6.             Le juge des assurances sociales fonde sa décision, sauf dispositions contraires de la loi, sur les faits qui, faute d’être établis de manière irréfutable, apparaissent comme les plus vraisemblables, c’est-à-dire qui présentent un degré de vraisemblance prépondérante. Il ne suffit donc pas qu’un fait puisse être considéré seulement comme une hypothèse possible. Parmi tous les éléments de fait allégués ou envisageables, le juge doit, le cas échéant, retenir ceux qui lui paraissent les plus probables (ATF 142 V 435 consid. 1 et les références; ATF 130 III 321 consid. 3.2 et 3.3; ATF 126 V 353 consid. 5b; ATF 125 V 193 consid. 2 et les références). Aussi n’existe-t-il pas, en droit des assurances sociales, un principe selon lequel l’administration ou le juge devrait statuer, dans le doute, en faveur de l’assuré (ATF 126 V 319 consid. 5a).
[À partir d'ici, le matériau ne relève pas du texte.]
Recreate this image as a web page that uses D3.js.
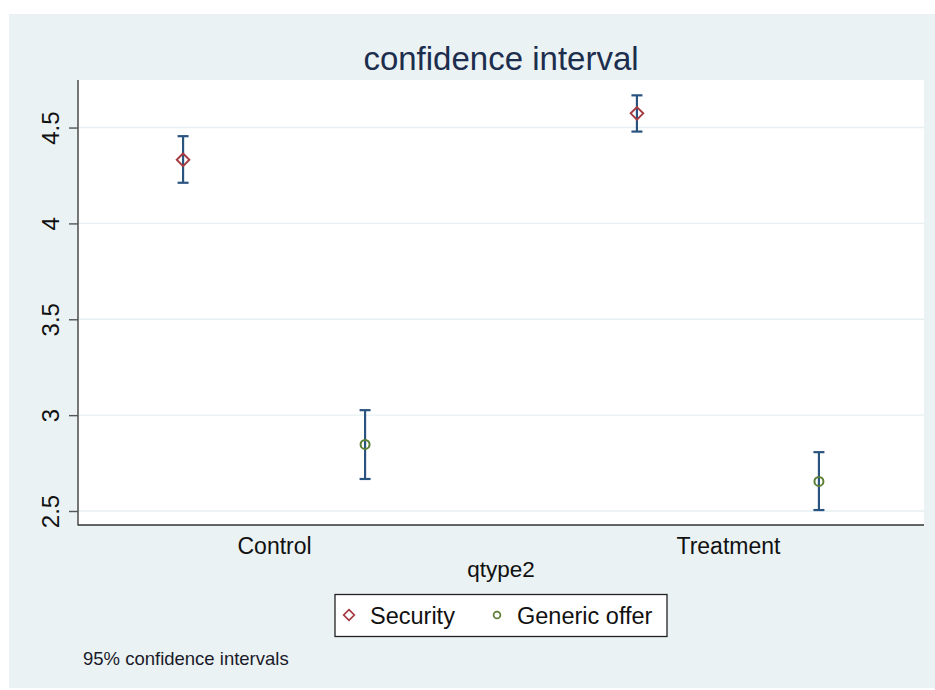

Dans le domaine des assurances sociales, la procédure est régie par la maxime inquisitoire, selon laquelle les faits pertinents de la cause doivent être constatés d'office par le juge. Mais ce principe n'est pas absolu. Sa portée est restreinte par le devoir des parties de collaborer à l'instruction de l'affaire (art. 61 let. c LPGA). Celui-ci comprend en particulier l'obligation des parties d'apporter, dans la mesure où cela peut être raisonnablement exigé d'elles, les preuves commandées par la nature du litige et des faits invoqués, faute de quoi elles risquent de devoir supporter les conséquences de l'absence de preuves (ATF 125 V 195 consid. 2 et les références; cf. ATF 130 I 183 consid. 3.2). Le devoir du juge de constater les faits pertinents ne dispense donc pas les parties de collaborer à l'administration des preuves en donnant des indications sur les faits de la cause ou en désignant des moyens de preuve (ATF 130 I 184 consid. 3.2 ; ATF 128 III 411 consid. 3.2).

Autrement dit, si la maxime inquisitoire dispense les parties de l'obligation de prouver, elle ne les libère pas du fardeau de la preuve. En cas d'absence de preuve, c'est à la partie qui voulait en déduire un droit d'en supporter les conséquences (ATF 117 V 264 consid. 3), sauf si l'impossibilité de prouver un fait peut être imputée à son adverse partie (ATF 124 V 375 consid. 3). Au demeurant, il n'existe pas, en droit des assurances sociales, un principe selon lequel l'administration ou le juge devrait statuer, dans le doute, en faveur de l'assuré (ATF 126 V 319 consid. 5a).

7.              

7.1 À titre liminaire, il convient de rappeler qu’en date du 1er mars 2022, l’appelé en cause a demandé la compensation d’avances, à hauteur de CHF 13'200.- (prestations versées au titulaire de la rente AI principale, de juin 2020 à mars 2022, en faveur des enfants qu’il a eus avec la recourante), avec des paiements rétroactifs de rentes complémentaires pour enfants de l’AI.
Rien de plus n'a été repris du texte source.